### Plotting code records
^^^^^^^^^^^^^^^^

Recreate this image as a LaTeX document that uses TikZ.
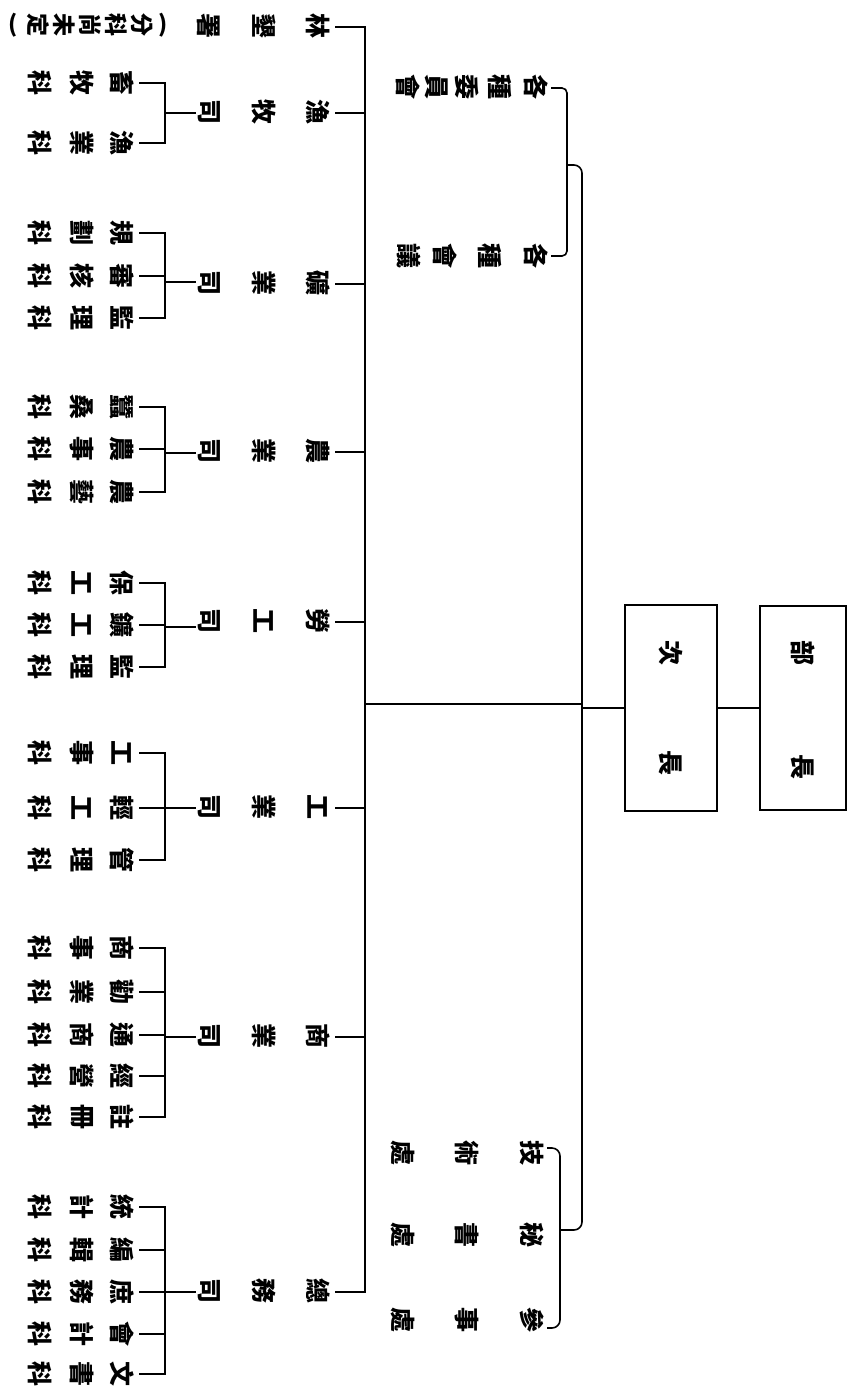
\documentclass[tikz,border=0pt]{standalone}
\usepackage{fontspec}
\setmainfont{Noto Sans CJK TC}
\newcommand\dept[5]{%
  \node[ch] (#1a) at (318,#2-1) {#3};
  \node[ch] (#1b) at (264,#2-1) {#4};
  \node[ch] (#1c) at (209,#2-1) {#5};
  \coordinate (#1bar) at (365,#2);
  \coordinate (#1tip) at (336,#2);
  \draw[ln] (#1bar) -- (#1tip);
}
\newcommand\sect[4]{%
  \node[ch] (#1a) at (122,#2) {#3};
  \node[ch] (#1b) at (82,#2) {#4};
  \node[ch] (#1c) at (40,#2) {科};
  \coordinate (#1k) at (165,#2);
  \coordinate (#1t) at (140,#2);
  \draw[ln] (#1k) -- (#1t);
}
\newcommand\grp[4]{% id, top id, bottom id, link y
  \draw[ln] (#2k) -- (#3k);
  \coordinate (#1l) at (165,#4);
  \coordinate (#1r) at (195,#4);
  \draw[ln] (#1l) -- (#1r);
}
\begin{document}
\begin{tikzpicture}[x=1pt,y=-1pt,
  ch/.style={rotate=-90, inner sep=0pt, font=\fontsize{25}{25}\selectfont\bfseries},
  chs/.style={rotate=-90, inner sep=0pt, font=\fontsize{23}{23}\selectfont\bfseries},
  ln/.style={line width=1.6pt, line cap=rect},
  boxst/.style={draw, line width=1.8pt, inner sep=0pt}]
\useasboundingbox (0,0) rectangle (849,1390);
\fill[white] (0,0) rectangle (849,1390);

% chief boxes
\node[boxst, minimum width=86pt, minimum height=204pt] (buzhang) at (803,708) {};
\node[ch] (bz1) at (803,653) {部};
\node[ch] (bz2) at (803,767) {長};
\node[boxst, minimum width=92pt, minimum height=206pt] (cizhang) at (671,708) {};
\node[ch] (cz1) at (671,653) {次};
\node[ch] (cz2) at (671,763) {長};
\draw[ln] (buzhang.west) -- (cizhang.east);
\coordinate (vj) at (582,708);
\coordinate (vj2) at (582,704);
\coordinate (mb) at (365,704);
\draw[ln] (cizhang.west) -- (vj);
\draw[ln] (vj2) -- (mb);

% main bar
\coordinate (bartop) at (365,27);
\coordinate (barbot) at (365,1292);
\draw[ln] (bartop) -- (barbot);

% long side connector with brackets
\coordinate (t1) at (552,88);
\coordinate (t2) at (567,88);
\coordinate (t3) at (567,256);
\coordinate (t4) at (552,256);
\draw[ln, rounded corners=5pt] (t1) -- (t2) -- (t3) -- (t4);
\coordinate (m1) at (567,165);
\coordinate (m2) at (582,165);
\coordinate (m3) at (582,1230);
\coordinate (m4) at (560,1230);
\draw[ln, rounded corners=8pt] (m1) -- (m2) -- (m3) -- (m4);
\coordinate (u1) at (548,1148);
\coordinate (u2) at (560,1148);
\coordinate (u3) at (560,1328);
\coordinate (u4) at (548,1328);
\draw[ln, rounded corners=8pt] (u1) -- (u2) -- (u3) -- (u4);

% committees
\node[ch] (w1) at (536,87) {各};
\node[ch] (w2) at (500,87) {種};
\node[ch] (w3) at (467,87) {委};
\node[ch] (w4) at (437,87) {員};
\node[ch] (w5) at (408,87) {會};
\node[ch] (h1) at (536,256) {各};
\node[ch] (h2) at (490,256) {種};
\node[ch] (h3) at (445,256) {會};
\node[ch] (h4) at (409,256) {議};

% offices
\node[ch] (o11) at (532,1153) {技};
\node[ch] (o12) at (467,1153) {術};
\node[ch] (o13) at (403,1153) {處};
\node[ch] (o21) at (532,1235) {秘};
\node[ch] (o22) at (467,1235) {書};
\node[ch] (o23) at (403,1235) {處};
\node[ch] (o31) at (532,1320) {參};
\node[ch] (o32) at (467,1320) {事};
\node[ch] (o33) at (403,1320) {處};

% departments
\dept{d1}{27}{林}{墾}{署}
\node (p0) at (13,25) {\fontsize{23}{23}\selectfont\bfseries (};
\node[chs] (p1) at (142,25) {分};
\node[chs] (p2) at (116,25) {科};
\node[chs] (p3) at (90,25) {尚};
\node[chs] (p4) at (64,25) {未};
\node[chs] (p5) at (38,25) {定};
\node (p6) at (163,25) {\fontsize{23}{23}\selectfont\bfseries )};

\dept{d2}{113}{漁}{牧}{司}
\sect{s21}{83}{畜}{牧}
\sect{s22}{143}{漁}{業}
\grp{g2}{s21}{s22}{113}

\dept{d3}{284}{礦}{業}{司}
\sect{s31}{233}{規}{劃}
\sect{s32}{276}{審}{核}
\sect{s33}{318}{監}{理}
\grp{g3}{s31}{s33}{282}

\dept{d4}{452}{農}{業}{司}
\sect{s41}{407}{蠶}{桑}
\sect{s42}{449}{農}{事}
\sect{s43}{492}{農}{藝}
\grp{g4}{s41}{s43}{453}

\dept{d5}{622}{勞}{工}{司}
\sect{s51}{583}{保}{工}
\sect{s52}{625}{鑛}{工}
\sect{s53}{667}{監}{理}
\grp{g5}{s51}{s53}{627}

\dept{d6}{808}{工}{業}{司}
\sect{s61}{753}{工}{事}
\sect{s62}{808}{輕}{工}
\sect{s63}{860}{管}{理}
\grp{g6}{s61}{s63}{808}

\dept{d7}{1037}{商}{業}{司}
\sect{s71}{948}{商}{事}
\sect{s72}{992}{勸}{業}
\sect{s73}{1035}{通}{商}
\sect{s74}{1076}{經}{營}
\sect{s75}{1117}{註}{冊}
\grp{g7}{s71}{s75}{1037}

\dept{d8}{1292}{總}{務}{司}
\sect{s81}{1207}{統}{計}
\sect{s82}{1250}{編}{輯}
\sect{s83}{1292}{庶}{務}
\sect{s84}{1334}{會}{計}
\sect{s85}{1374}{文}{書}
\grp{g8}{s81}{s85}{1292}
\end{tikzpicture}
\end{document}
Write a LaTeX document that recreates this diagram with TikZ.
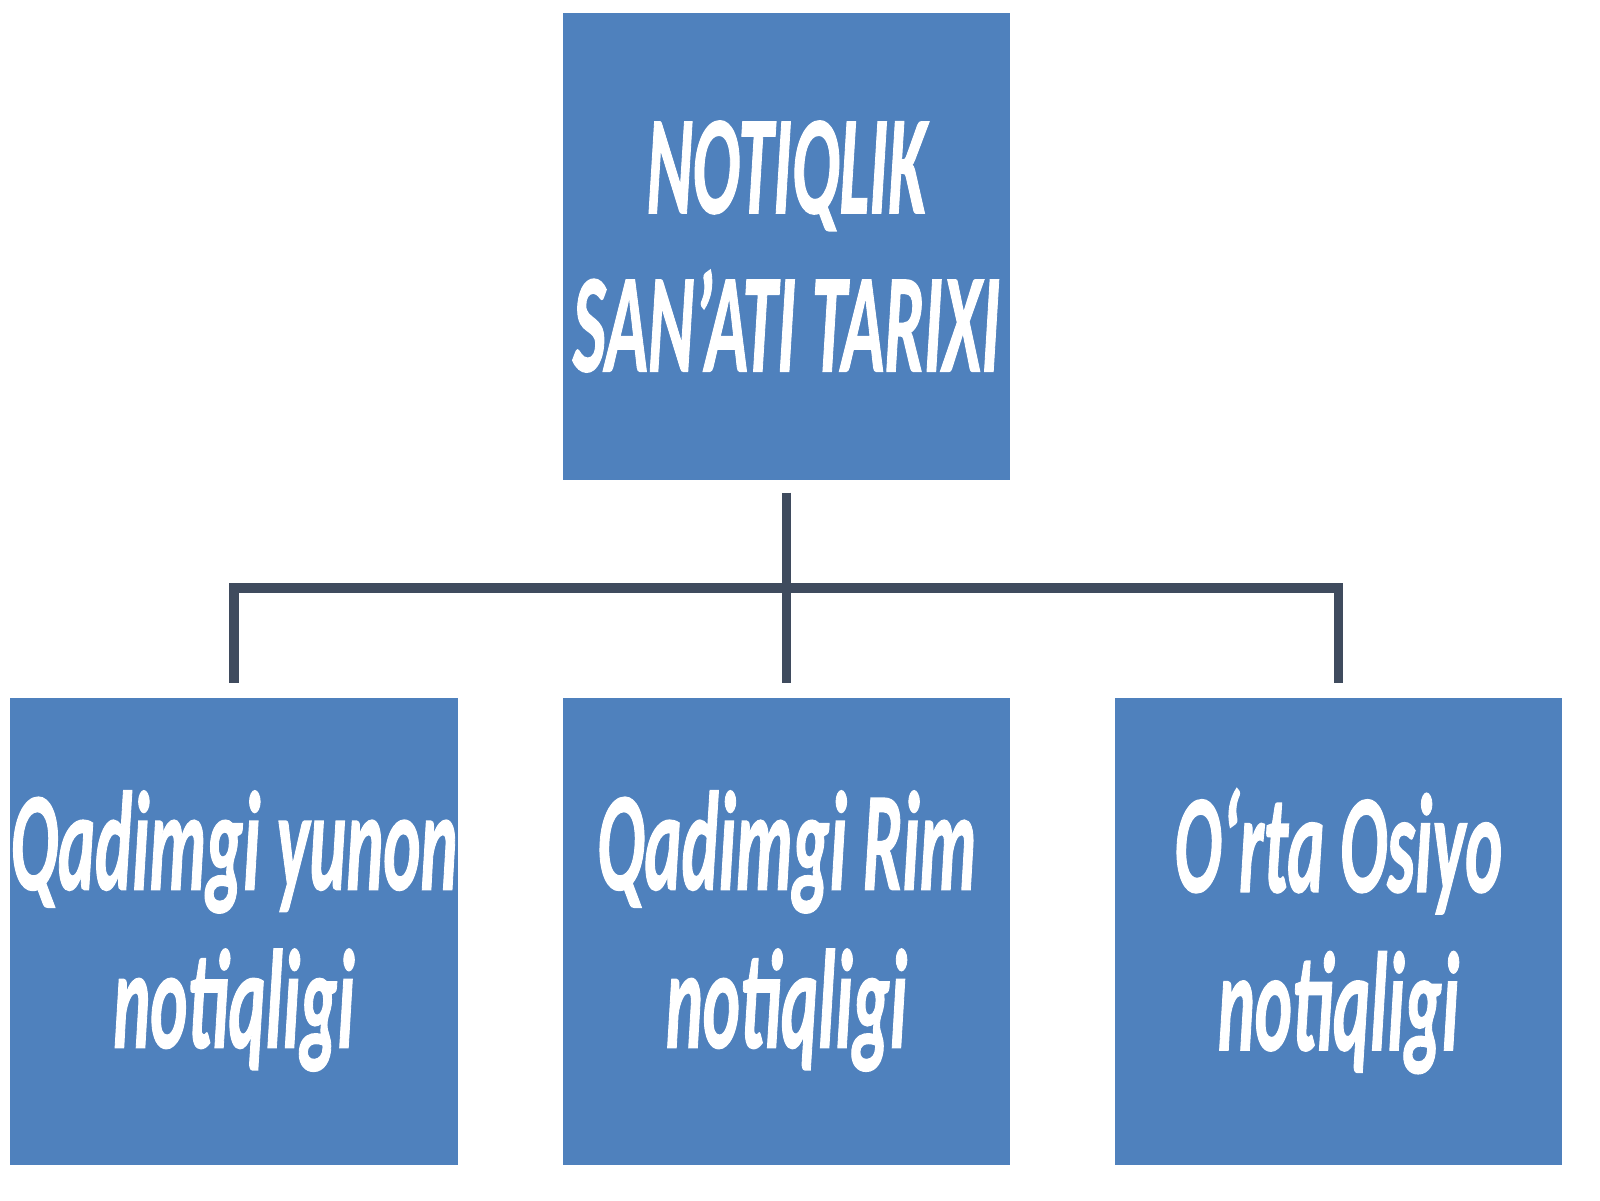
\documentclass[tikz,border=0pt]{standalone}
\usepackage{fontspec}
\setmainfont{Carlito}
\newfontfamily\boxfont[FakeBold=1.2]{Carlito}
\usepackage{graphicx}
\usepackage{tikz}
\usetikzlibrary{positioning}

\definecolor{boxblue}{HTML}{4F81BD}
\definecolor{linegray}{HTML}{3F4B5E}
\newcommand{\sq}[1]{\scalebox{0.5}[1]{#1}}

\begin{document}
\begin{tikzpicture}[
  tbox/.style={fill=boxblue, text=white, align=center, minimum width=4.47cm, minimum height=4.67cm, inner sep=0pt, font=\fontsize{40}{45}\boxfont\bfseries\itshape},
  conn/.style={draw=linegray, line width=2.6pt}]
\useasboundingbox (0,0) rectangle (16,-12);

\node[tbox] at (7.865,-2.465) (tarix) {\sq{NOTIQLIK}\\ \sq{SAN’ATI TARIXI}};

\node[tbox] at (2.34,-9.31) (yunon) {\sq{Qadimgi yunon}\\ \sq{notiqligi}};
\node[tbox] at (7.865,-9.31) (rim) {\sq{Qadimgi Rim}\\ \sq{notiqligi}};
\node[tbox] at (13.385,-9.31) (osiyo) {\sq{O‘rta Osiyo}\\ \sq{notiqligi}};

\coordinate (bus) at (7.865,-5.88);

\draw[conn, shorten <=0.14cm, shorten >=0.14cm] (yunon.north) |- (bus) -| (osiyo.north);
\draw[conn, shorten <=0.12cm, shorten >=0.14cm] (tarix.south) -- (rim.north);
\end{tikzpicture}
\end{document}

^^^^^^^^^^^^^^^^

### Aim
Reply with nothing except the number of lines in the listing above that include "this".

### In response
2